Caring for exotic garden plants
- Now the weather is warming up, you can remove winter protection from tender and exotic plants such as bananas, ginger and tree ferns.
Pond care and bog plants
- Add a net filled with clean barley straw to ponds where the water has become green. This usually does the trick to restore the imbalance of nutrients that fill the water in the spring.
- Begin to clean out pond filters regularly.
- Divide over-crowded aquatic plants. Replant the youngest sections in plastic net pots filled with peat-free compost and lined with a hessian liner. They will quickly recover and establish themselves again.
Soils, mulching and weed control
- When the soil surface is dry, hoe it with a Dutch (push) hoe to kill off any small germinating weeds that will be appearing this month.
- Pull up weeds that begin to sprout between paving slaps. Or pour over boiling water left over from the kettle or cooking, which also serve as good weed control.
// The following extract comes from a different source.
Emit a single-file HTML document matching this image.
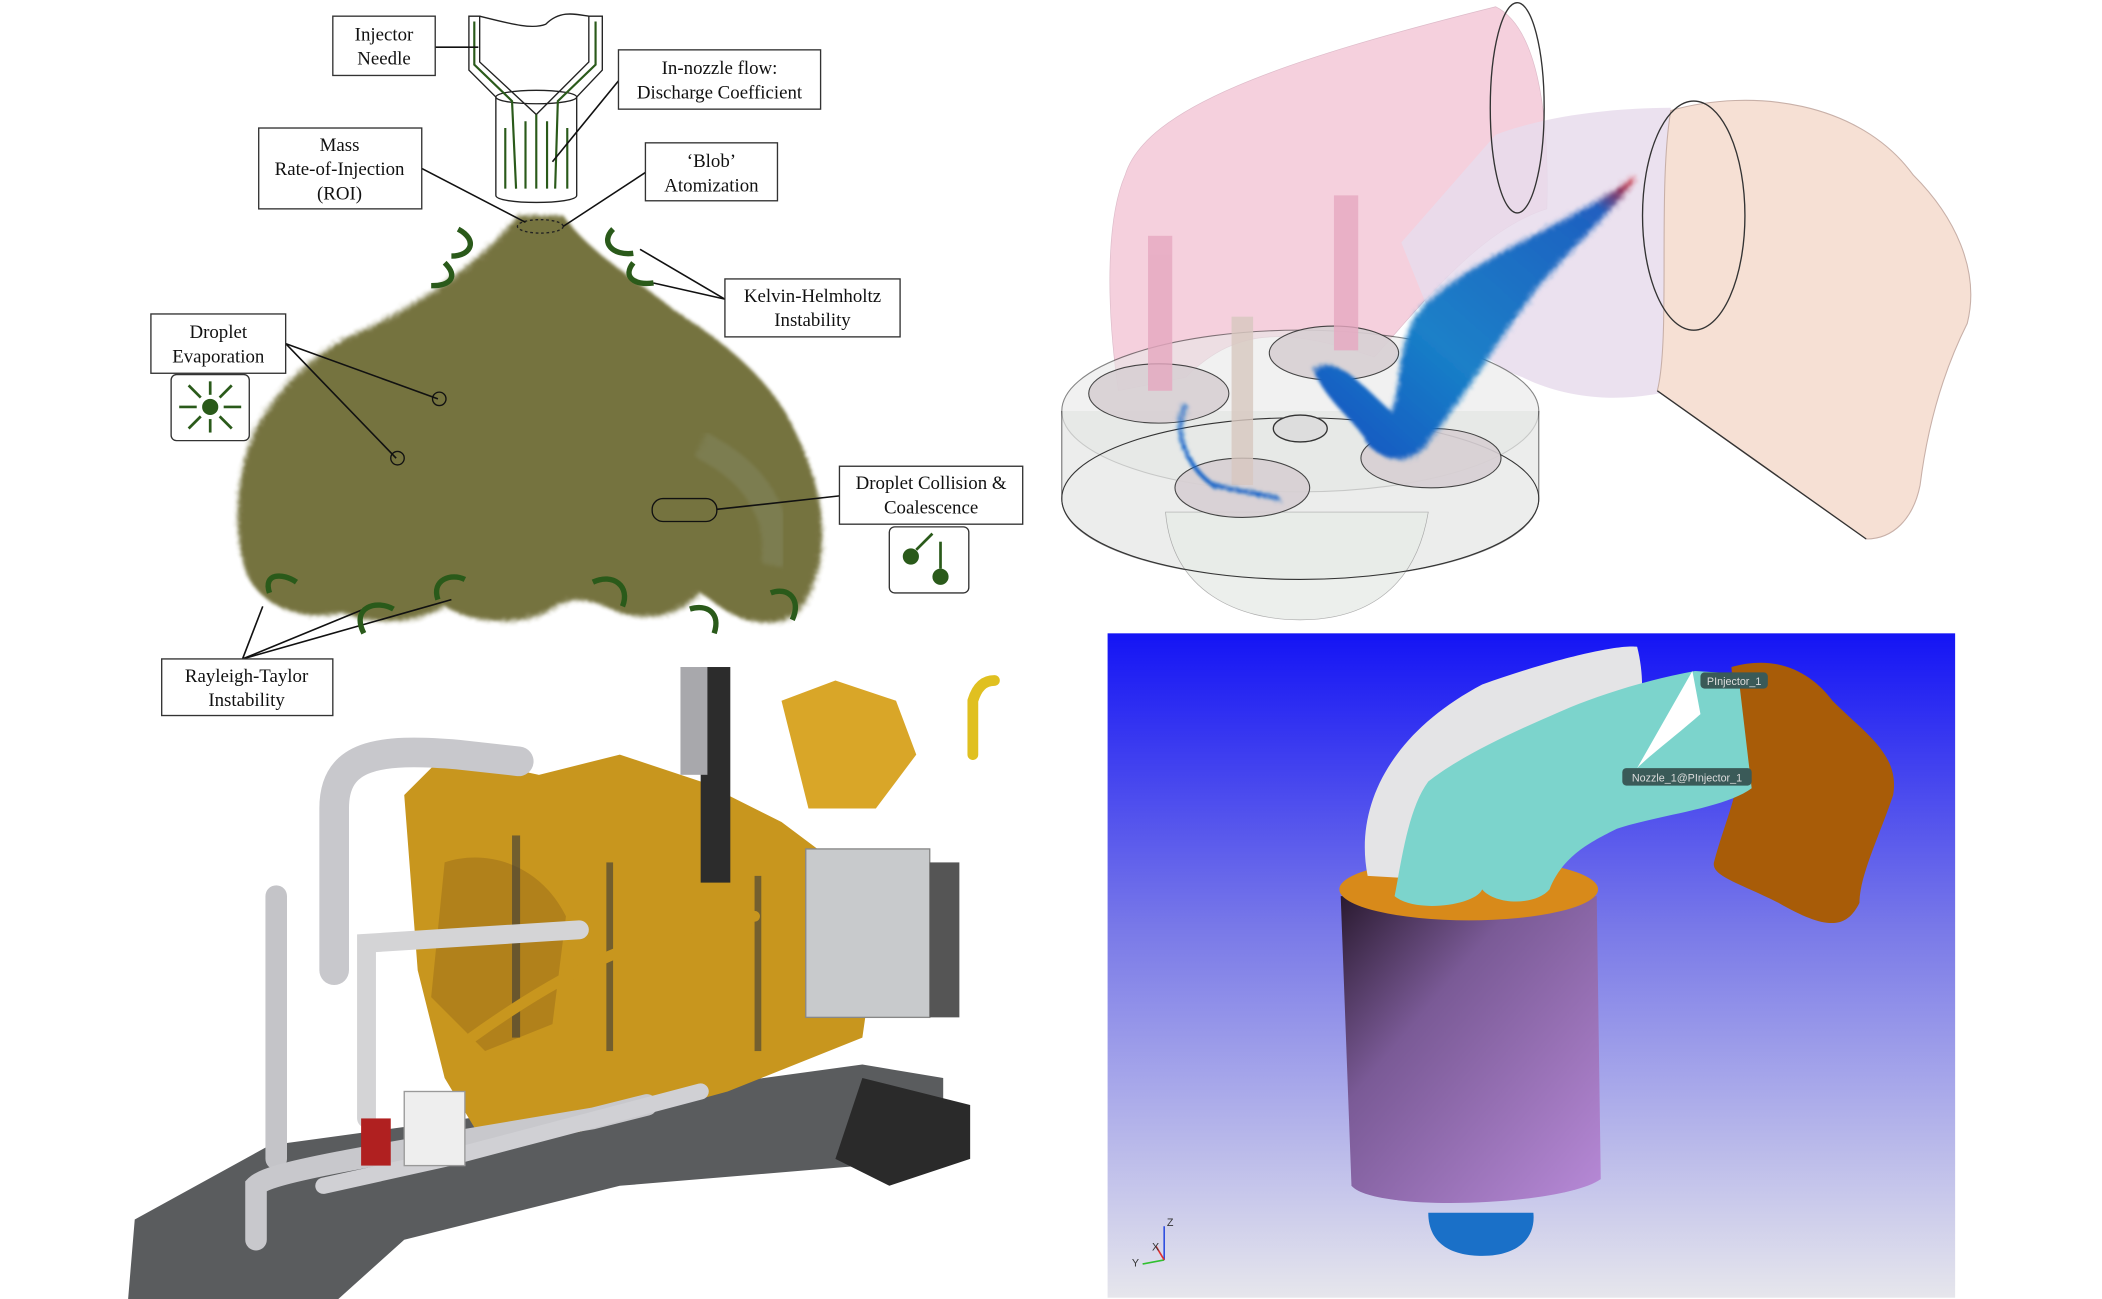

Make sure the boiling water is poured directly over the plants you want to target.
The indoor garden
- If you've got seedlings and other young plants on windowsills waiting to go outside, you should turn them around at least once a day. Regular rotation will aid strong, equal growth and avoid weak stems.
- You can now step up the frequency of watering and liquid feeding. Never be afraid to knock the pot off to see just how dry the compost is before routinely watering.
Gardening with wildlife and pets
- If cats are coming into your garden to use your newly tilled soil as a toilet, try a sonic pest control system to keep them out. It's harmless but emits a frequency that we can't hear, but cats dislike.
- Don’t stop feeding birds now that spring is here. They have young to feed and are under the greatest pressure now. They will really benefit from your help! Birds are also insectivores, so you'll benefit from keeping them in your garden to help you keep insect numbers at bay.
- If you're suffering from pest infestations, natural predators can be used to combat pests. You can order them online and from retailers and have them sent to your door. These predators are very host-specific but have exacting temperature and moisture conditions for them to be most effective. For this reason, ensure instructions are read carefully before purchasing.